If instead of a terabyte of compiled code, you give me a trillion neural net weights, I can fine tune that network to do a lot of stuff. And if I’m worried about the base model being preserved underneath and doing nefarious things, I can generate synthetic data from the fine tuned model and train a fresh network from scratch on that (although to be fair that’s pretty compute-intensive).
I don’t think “mouldability” is a synonym of “white-boxiness”. In fact, I think they’re hardly related at all:
There can be a black box with lots of knobs on the outside that change the box’s behavior. It’s still a black box.
Conversely, consider an old-fashioned bimetallic strip thermostat with a broken dial. It’s not mouldable at all—it can do one and only thing, i.e. actuate a switch at a certain fixed temperature. (Well, I guess you can use it as a doorstop!) But a bimetallic strip thermostat still very white-boxy (after I spend 30 seconds telling you how it works).
You wrote “They’re just a special type of computer program, and we can analyze and manipulate computer programs however we want at essentially no cost.” I feel like I keep pressing you on this, and you keep motte-and-bailey’ing into some other claim that does not align with a common-sense reading of what you originally wrote:
“Well, the cost of analysis could theoretically be even higher—like, if you had to drill into skulls…” OK sure but that’s not the same as “essentially no cost”.
“Well, the cost of analysis may be astronomically high, but there’s a theorem proving that it’s not theoretically impossible…” OK sure but that’s not the same as “essentially no cost”.

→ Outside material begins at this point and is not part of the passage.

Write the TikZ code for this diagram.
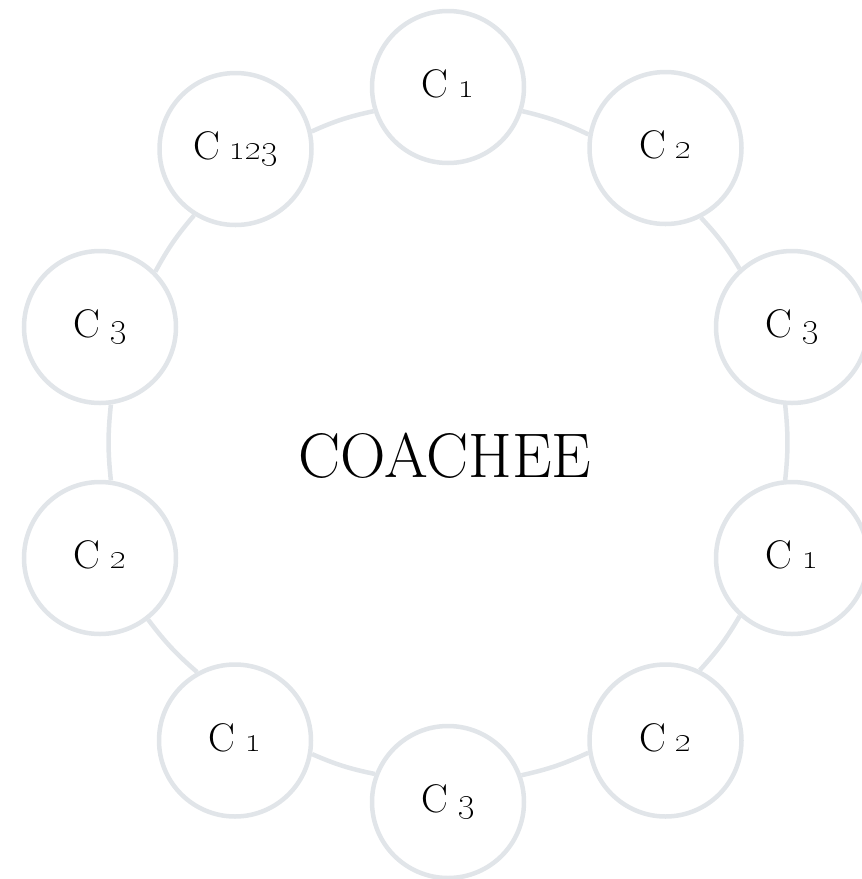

“Well, I can list out some specific analysis and manipulation tasks that we can do at essentially no cost: we can do X, and Y, and Z, …” OK sure but that’s not the same as “we can analyze and manipulate however we want at essentially no cost”.
Do you see what I mean?
But this is irrelevant to the original claim, right? Being able to fine-tune might make introspection on its interal algorithmic representations a bit cheaper, but in practice we observe that it takes us weeks or months of alignment researchers’ time to figure out what extremely tiny slices of two-generations-old LLMs are doing.
Well, a computer model is “literally” transparent in the sense that you can see everything, which means the only difficulty is only in understanding what it means. So the part where you spend 5 million dollars on a PET scanner doesn’t exist for ANNs, and in that sense you can analyze them for “free”.
If the understanding part is sufficiently difficult… which it sure seems to be… then this doesn’t really help, but it is a coherent conceptual difference.